Would you pull out every line of the material that contains the string "this"?

— Begin DATA EXCERPTS —

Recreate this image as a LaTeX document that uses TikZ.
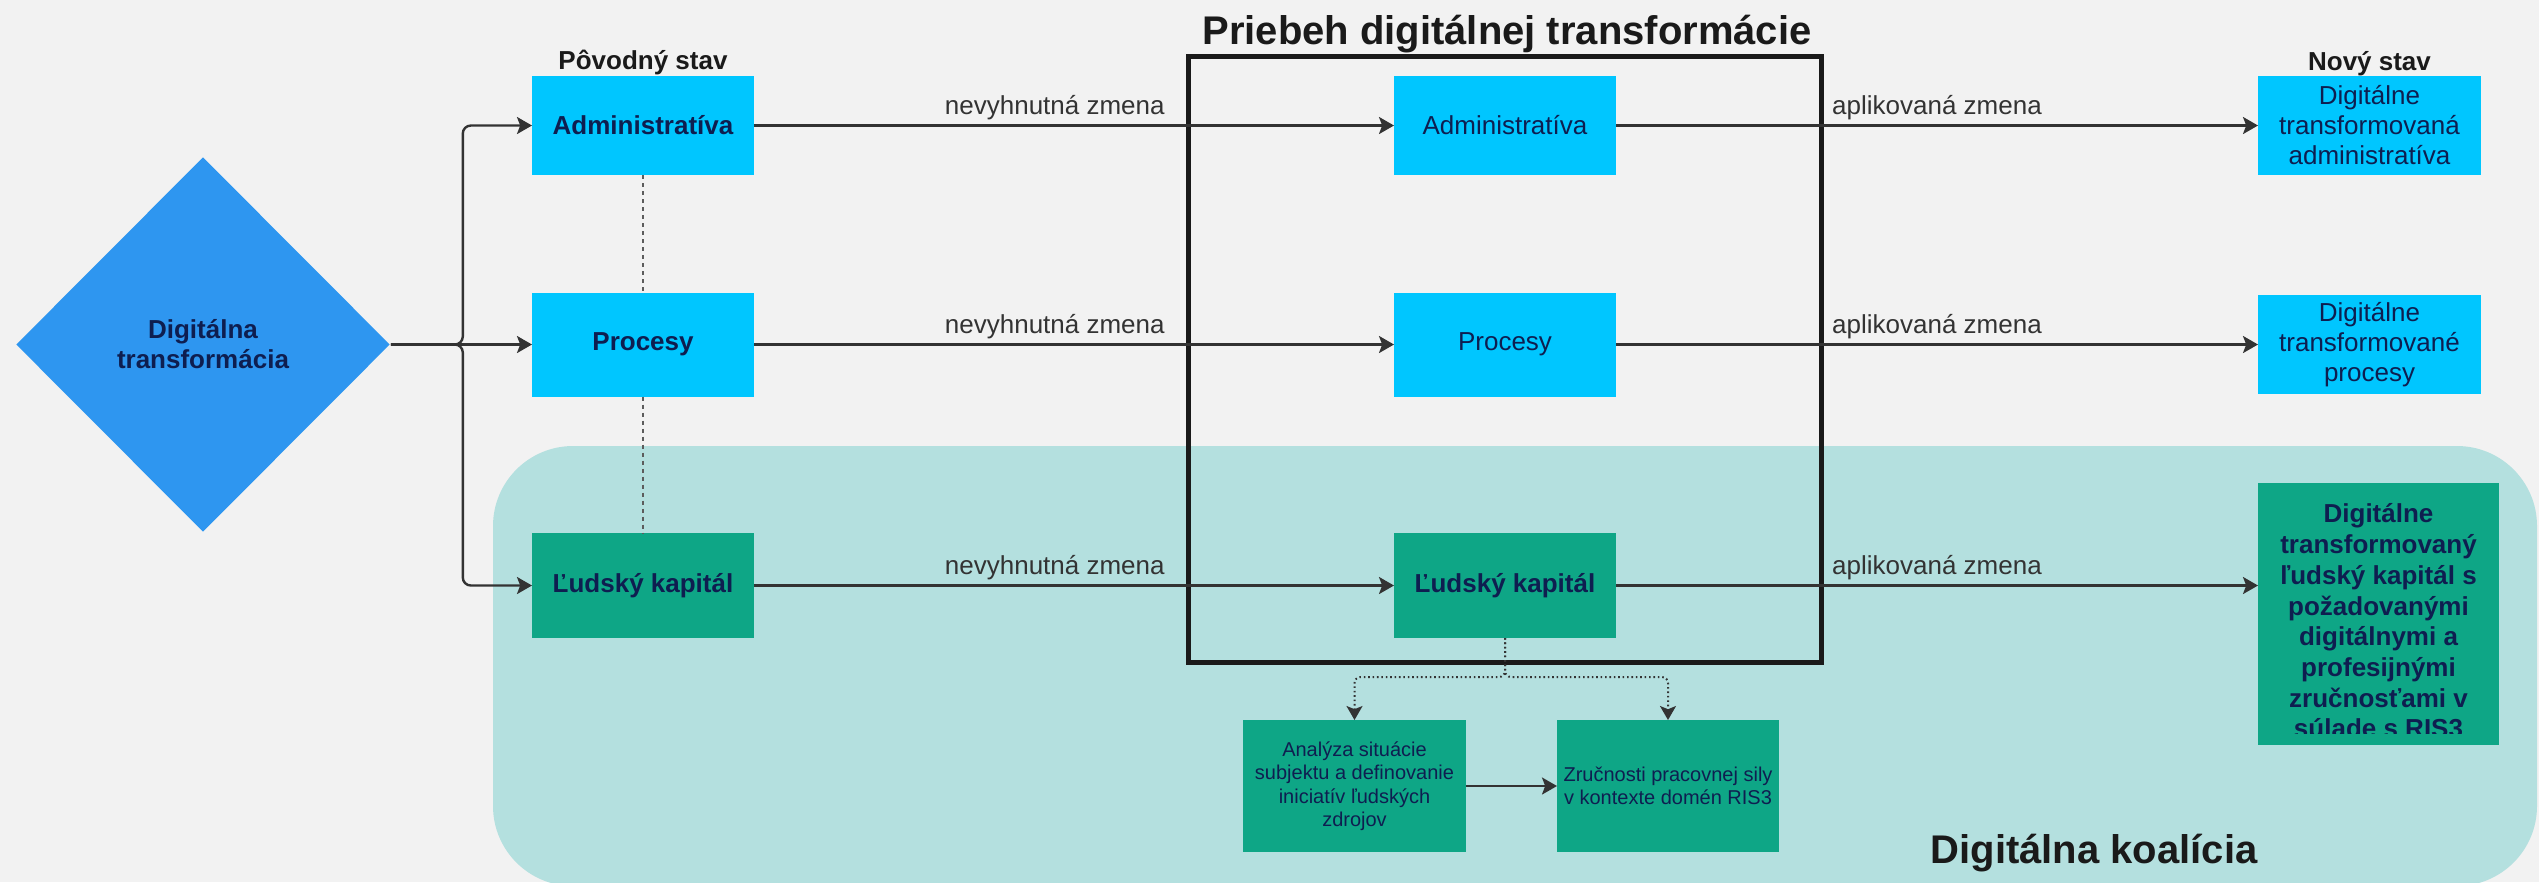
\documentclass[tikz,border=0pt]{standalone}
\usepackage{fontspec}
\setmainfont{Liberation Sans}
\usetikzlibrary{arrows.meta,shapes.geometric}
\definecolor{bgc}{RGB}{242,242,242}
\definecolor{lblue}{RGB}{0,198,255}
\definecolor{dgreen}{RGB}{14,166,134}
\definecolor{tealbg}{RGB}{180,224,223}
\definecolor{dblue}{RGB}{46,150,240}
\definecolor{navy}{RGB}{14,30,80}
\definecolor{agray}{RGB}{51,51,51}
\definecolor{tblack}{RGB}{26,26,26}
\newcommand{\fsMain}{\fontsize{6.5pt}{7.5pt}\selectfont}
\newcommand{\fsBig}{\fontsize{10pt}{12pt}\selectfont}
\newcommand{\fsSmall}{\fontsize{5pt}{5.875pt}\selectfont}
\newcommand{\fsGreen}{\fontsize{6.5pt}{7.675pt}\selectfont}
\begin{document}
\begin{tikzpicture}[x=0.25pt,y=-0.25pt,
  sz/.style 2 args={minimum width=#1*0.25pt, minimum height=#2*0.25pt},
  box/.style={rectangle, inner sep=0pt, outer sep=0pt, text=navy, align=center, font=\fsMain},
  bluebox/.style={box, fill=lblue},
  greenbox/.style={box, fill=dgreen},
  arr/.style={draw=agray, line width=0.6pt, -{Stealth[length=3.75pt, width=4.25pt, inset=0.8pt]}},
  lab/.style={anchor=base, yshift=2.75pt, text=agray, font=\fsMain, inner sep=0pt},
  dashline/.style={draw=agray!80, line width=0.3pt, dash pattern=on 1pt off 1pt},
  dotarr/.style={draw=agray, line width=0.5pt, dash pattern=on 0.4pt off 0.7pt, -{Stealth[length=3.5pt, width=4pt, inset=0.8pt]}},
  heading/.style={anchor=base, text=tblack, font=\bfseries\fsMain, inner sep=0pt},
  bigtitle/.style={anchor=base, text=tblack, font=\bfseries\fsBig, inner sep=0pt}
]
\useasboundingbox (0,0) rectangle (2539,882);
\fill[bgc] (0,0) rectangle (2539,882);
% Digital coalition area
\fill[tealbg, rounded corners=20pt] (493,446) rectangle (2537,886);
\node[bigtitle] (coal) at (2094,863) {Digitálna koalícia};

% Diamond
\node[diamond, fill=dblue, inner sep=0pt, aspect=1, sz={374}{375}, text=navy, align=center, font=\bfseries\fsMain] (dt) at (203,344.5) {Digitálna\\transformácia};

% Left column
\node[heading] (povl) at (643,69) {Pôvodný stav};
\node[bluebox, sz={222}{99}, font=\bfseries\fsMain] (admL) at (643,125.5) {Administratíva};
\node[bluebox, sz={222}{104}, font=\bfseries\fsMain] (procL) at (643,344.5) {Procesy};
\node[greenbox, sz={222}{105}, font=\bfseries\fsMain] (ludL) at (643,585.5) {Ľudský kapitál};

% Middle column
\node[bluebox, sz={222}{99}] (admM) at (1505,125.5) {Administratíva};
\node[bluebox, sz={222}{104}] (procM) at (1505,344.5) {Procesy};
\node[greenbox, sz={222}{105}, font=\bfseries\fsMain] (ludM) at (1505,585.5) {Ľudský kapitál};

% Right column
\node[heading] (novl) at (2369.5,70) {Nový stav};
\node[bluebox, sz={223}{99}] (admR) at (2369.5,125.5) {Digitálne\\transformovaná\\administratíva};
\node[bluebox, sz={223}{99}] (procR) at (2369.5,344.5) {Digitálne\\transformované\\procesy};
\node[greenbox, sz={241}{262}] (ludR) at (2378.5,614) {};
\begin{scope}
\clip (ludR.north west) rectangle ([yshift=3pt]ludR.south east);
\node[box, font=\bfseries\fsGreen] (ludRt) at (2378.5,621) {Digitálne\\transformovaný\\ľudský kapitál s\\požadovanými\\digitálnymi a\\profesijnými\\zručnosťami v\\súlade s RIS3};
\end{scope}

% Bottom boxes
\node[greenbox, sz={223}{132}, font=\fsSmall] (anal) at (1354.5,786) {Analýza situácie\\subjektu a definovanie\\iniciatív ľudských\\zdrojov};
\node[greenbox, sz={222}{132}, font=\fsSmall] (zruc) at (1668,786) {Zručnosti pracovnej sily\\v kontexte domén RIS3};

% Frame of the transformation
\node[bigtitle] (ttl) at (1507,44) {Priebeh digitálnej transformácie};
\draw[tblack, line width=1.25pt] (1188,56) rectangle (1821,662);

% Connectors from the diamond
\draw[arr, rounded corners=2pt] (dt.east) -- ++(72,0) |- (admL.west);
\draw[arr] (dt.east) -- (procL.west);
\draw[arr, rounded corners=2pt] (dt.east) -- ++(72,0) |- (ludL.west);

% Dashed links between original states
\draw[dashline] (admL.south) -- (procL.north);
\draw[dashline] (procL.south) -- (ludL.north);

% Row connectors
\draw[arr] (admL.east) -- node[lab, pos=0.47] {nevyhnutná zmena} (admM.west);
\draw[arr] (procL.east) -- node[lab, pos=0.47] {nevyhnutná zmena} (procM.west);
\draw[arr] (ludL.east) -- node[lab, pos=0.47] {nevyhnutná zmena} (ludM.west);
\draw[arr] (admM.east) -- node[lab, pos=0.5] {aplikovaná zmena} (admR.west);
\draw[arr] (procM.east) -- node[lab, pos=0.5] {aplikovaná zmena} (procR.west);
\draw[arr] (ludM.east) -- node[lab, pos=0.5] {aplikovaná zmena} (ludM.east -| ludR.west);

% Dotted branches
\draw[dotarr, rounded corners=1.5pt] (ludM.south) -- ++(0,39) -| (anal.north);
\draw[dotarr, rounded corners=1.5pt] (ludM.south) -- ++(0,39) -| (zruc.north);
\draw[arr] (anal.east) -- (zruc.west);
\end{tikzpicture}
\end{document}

— End DATA EXCERPTS —
— Begin DATA EXCERPTS —

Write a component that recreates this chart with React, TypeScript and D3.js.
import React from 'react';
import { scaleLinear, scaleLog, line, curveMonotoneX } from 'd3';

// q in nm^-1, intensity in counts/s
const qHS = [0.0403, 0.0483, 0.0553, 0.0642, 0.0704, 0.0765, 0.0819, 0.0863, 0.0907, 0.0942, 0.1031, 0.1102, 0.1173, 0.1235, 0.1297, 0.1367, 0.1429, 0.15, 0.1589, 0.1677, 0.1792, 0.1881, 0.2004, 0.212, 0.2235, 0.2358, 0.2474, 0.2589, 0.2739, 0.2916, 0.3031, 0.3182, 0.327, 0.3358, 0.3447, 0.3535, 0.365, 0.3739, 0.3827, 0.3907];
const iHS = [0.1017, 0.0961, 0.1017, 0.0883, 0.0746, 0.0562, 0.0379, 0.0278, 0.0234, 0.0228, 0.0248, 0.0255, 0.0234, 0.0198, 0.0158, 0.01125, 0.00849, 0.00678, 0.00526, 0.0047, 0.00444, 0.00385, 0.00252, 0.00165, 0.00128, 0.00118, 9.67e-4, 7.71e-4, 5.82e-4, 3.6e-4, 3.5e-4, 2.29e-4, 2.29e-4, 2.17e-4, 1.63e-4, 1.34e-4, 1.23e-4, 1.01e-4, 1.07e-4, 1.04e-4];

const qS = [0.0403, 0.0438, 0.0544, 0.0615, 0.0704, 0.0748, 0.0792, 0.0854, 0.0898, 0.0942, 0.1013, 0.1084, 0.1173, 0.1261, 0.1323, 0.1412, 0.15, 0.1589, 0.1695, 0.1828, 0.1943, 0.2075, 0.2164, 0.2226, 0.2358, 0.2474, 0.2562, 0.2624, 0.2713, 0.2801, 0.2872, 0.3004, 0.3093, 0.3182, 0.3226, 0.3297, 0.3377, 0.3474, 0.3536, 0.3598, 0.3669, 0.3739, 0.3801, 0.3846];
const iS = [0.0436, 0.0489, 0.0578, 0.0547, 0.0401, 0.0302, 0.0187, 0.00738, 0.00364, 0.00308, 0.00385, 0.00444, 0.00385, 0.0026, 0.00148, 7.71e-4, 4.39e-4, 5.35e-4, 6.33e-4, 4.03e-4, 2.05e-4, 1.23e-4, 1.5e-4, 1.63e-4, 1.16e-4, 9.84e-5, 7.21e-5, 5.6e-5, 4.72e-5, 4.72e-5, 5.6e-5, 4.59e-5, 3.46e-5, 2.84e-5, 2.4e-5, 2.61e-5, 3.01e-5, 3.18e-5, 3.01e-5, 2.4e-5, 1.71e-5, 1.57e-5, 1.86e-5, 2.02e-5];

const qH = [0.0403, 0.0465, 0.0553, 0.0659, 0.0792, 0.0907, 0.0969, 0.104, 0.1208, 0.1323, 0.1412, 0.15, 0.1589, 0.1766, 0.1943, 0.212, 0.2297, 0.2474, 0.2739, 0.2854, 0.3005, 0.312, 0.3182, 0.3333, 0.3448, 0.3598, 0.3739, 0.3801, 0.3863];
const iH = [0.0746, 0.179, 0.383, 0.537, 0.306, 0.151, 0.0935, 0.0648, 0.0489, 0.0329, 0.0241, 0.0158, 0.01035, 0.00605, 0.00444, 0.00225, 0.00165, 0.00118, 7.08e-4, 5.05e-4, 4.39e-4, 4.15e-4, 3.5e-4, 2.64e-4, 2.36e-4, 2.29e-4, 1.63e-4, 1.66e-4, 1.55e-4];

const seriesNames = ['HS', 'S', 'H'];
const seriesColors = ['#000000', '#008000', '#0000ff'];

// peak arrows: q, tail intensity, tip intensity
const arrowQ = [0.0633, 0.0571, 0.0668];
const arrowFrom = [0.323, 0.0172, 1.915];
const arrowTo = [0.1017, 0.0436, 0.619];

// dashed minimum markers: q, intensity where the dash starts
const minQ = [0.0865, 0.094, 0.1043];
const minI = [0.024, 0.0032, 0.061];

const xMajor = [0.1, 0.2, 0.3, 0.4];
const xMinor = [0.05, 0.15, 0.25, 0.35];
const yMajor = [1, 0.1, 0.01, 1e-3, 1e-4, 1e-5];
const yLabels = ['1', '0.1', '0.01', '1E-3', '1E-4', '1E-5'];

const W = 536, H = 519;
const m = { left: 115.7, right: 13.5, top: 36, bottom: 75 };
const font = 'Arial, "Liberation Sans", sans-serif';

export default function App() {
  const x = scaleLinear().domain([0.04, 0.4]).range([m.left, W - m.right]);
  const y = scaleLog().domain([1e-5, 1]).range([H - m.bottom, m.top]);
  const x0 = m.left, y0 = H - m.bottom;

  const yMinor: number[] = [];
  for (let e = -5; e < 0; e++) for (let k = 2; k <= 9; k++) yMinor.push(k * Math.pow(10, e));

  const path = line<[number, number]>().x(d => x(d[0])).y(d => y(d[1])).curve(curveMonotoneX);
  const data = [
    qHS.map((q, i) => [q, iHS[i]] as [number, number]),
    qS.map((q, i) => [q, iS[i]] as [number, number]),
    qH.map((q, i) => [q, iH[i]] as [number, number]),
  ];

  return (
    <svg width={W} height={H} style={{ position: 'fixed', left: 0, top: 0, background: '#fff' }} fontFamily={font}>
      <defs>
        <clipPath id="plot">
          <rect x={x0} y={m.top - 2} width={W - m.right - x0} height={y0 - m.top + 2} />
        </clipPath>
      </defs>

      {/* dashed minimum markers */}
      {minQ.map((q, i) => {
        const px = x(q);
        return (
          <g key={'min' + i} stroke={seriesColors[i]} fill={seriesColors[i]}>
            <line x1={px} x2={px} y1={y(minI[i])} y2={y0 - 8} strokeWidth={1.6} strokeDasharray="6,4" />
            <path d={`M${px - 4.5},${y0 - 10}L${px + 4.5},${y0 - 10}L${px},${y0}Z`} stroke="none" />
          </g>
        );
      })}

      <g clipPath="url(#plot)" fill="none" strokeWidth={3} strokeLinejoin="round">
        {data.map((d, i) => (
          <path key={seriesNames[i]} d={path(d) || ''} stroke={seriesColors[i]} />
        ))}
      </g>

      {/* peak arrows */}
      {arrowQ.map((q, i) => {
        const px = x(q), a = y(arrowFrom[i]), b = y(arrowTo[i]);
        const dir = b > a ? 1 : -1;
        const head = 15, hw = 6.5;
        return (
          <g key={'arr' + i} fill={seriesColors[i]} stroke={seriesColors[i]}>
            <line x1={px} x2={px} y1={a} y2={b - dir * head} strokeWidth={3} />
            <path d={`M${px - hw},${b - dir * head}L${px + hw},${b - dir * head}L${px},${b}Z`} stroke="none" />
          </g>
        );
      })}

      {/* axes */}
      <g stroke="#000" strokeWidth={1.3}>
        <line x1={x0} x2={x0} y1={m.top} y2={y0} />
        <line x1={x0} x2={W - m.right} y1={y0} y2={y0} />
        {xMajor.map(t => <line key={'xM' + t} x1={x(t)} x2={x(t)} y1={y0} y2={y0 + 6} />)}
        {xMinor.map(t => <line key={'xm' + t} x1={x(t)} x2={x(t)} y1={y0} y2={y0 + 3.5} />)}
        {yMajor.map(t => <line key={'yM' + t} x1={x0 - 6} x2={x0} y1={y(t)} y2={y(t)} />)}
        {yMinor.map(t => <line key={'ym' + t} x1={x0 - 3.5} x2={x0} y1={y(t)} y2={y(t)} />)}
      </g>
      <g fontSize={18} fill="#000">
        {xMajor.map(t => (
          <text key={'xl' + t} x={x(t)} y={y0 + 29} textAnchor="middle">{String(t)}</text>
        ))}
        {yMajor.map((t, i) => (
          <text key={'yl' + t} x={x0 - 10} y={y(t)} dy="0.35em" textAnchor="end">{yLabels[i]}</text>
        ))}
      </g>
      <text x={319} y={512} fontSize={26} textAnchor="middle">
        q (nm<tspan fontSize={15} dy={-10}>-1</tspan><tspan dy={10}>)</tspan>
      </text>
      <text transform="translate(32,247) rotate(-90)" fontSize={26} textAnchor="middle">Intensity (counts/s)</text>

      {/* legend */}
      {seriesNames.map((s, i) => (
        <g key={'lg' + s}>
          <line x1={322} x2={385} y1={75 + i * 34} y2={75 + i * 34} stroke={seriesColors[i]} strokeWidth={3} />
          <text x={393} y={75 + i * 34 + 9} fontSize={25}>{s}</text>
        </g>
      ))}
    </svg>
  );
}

— End DATA EXCERPTS —
— Begin DATA EXCERPTS —

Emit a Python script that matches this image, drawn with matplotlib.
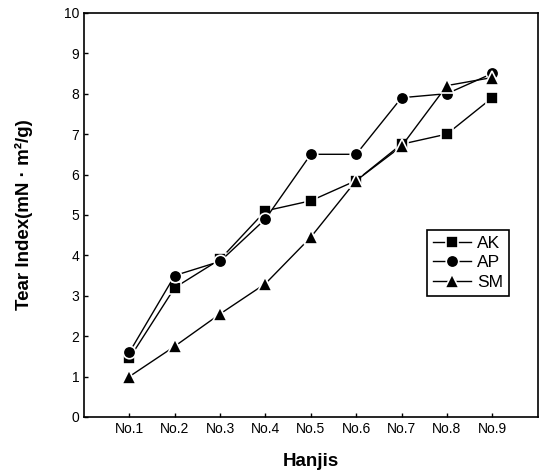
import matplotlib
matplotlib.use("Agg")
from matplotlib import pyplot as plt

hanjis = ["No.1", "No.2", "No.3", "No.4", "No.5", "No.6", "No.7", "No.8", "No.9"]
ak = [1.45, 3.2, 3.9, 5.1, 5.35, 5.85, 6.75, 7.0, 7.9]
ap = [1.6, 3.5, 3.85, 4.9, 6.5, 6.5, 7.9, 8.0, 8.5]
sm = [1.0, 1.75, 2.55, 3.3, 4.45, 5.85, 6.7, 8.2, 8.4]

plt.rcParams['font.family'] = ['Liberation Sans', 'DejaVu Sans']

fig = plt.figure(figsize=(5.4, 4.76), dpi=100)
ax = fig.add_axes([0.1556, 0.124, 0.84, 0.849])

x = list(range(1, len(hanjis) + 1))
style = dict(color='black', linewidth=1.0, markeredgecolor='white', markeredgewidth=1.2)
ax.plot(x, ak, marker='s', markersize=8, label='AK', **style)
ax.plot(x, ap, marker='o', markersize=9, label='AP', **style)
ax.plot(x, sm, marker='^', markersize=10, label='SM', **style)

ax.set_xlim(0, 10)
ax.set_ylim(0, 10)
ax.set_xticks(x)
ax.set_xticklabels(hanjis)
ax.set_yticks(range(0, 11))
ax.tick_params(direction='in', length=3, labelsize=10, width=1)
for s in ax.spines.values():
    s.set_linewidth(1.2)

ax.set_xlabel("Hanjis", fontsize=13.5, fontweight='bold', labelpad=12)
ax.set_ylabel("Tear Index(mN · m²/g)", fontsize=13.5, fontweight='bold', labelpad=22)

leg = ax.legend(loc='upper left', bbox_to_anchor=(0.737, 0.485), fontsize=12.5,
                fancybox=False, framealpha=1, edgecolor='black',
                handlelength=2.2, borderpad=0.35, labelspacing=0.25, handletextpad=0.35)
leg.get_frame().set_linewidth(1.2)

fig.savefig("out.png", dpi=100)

— End DATA EXCERPTS —

> FINAL RESULT
Recreate this image as a LaTeX document that uses TikZ.
Write a component that recreates this chart with React, TypeScript and D3.js.
Emit a Python script that matches this image, drawn with matplotlib.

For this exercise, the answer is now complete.